A presupposition is a background belief (something that sits, unsaid, and helps provide meaning about what a person says). It’s a common term in linguistics. When a person says something (makes an utterance), the meaning of that sentence has to do with the words, etc, but the meaning only exists within the context of what else is in the person’s head that provides meaning.
When two people are trying to communicate, and their presuppositions are not known to each other, that’s when misunderstanding takes place.
Let’s take an example that you’ll be familiar with. Someone says:
Did you stop beating your spouse?
Under what circumstances does that question have meaning? What presuppositions are required for it to make sense and be understood?
It presupposes that “you” have a spouse. It also presupposes that you WERE beating your spouse. The question makes no sense without that supposition, since why would a person ask you if you stopped doing something you were never doing anyway?

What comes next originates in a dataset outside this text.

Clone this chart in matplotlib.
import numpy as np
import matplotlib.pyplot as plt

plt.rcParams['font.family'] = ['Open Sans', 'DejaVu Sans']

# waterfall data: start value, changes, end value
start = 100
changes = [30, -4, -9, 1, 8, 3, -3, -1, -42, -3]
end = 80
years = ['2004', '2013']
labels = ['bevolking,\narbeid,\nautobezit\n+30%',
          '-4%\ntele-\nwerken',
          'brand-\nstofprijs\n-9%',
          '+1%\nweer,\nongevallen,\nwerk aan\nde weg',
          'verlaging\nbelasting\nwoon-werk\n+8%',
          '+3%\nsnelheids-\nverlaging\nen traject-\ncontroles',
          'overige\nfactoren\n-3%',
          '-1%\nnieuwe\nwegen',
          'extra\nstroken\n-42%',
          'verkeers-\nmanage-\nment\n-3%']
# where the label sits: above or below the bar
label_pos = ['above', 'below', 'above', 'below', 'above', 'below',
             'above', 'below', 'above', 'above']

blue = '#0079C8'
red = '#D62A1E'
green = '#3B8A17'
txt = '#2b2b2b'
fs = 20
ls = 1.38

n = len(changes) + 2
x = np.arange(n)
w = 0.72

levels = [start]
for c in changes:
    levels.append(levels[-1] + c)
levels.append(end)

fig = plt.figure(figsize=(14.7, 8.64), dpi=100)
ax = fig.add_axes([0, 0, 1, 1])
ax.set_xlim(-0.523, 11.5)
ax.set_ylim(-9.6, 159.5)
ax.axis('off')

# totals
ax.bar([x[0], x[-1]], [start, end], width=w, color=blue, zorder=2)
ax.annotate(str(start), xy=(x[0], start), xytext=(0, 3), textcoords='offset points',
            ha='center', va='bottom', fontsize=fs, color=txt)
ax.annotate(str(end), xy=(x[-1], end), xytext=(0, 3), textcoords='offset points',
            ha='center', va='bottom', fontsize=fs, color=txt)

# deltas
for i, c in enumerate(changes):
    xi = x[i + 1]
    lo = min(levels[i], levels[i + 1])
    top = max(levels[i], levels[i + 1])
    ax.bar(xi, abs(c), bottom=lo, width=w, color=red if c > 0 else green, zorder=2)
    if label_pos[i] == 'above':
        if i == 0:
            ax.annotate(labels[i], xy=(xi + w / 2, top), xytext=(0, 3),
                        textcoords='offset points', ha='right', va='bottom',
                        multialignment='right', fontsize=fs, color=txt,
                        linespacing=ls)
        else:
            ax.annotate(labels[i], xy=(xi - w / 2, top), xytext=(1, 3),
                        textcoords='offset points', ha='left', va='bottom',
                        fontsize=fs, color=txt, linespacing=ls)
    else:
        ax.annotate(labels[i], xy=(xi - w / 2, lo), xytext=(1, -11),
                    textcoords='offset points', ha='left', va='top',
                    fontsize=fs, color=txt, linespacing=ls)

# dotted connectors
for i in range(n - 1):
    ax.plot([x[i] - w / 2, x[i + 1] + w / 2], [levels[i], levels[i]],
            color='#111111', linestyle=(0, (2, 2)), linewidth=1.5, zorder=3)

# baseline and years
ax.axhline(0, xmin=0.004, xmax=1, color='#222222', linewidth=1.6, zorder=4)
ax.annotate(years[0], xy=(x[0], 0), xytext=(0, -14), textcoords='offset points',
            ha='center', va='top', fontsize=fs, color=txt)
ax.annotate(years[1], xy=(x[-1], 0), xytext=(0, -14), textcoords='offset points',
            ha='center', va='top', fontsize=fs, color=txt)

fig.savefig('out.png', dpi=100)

The problem in communication is that if one person has a set of presuppositions (you beat your spouse), and the other knows that s/he never beat the spouse, AND, those presuppositions are not placed out in the open, how can you have an intelligent dialogue. Of course, what happens is a nasty argument.
When trying to understand what someone has said, apply Miller’s Law, and dig deeper with questions to surface the person’s presuppositions. When talking, make a conscious effort to put any critical presuppositions you have on the table so they can be discussed.
Linguistically, the reason we have presuppositions is that they are necessary to shorten what we say. If we had to speak every detail underlying what we are trying to say, we’d never say anything. Language is shorthand. Presuppositions allow us to use linguistic shorthand.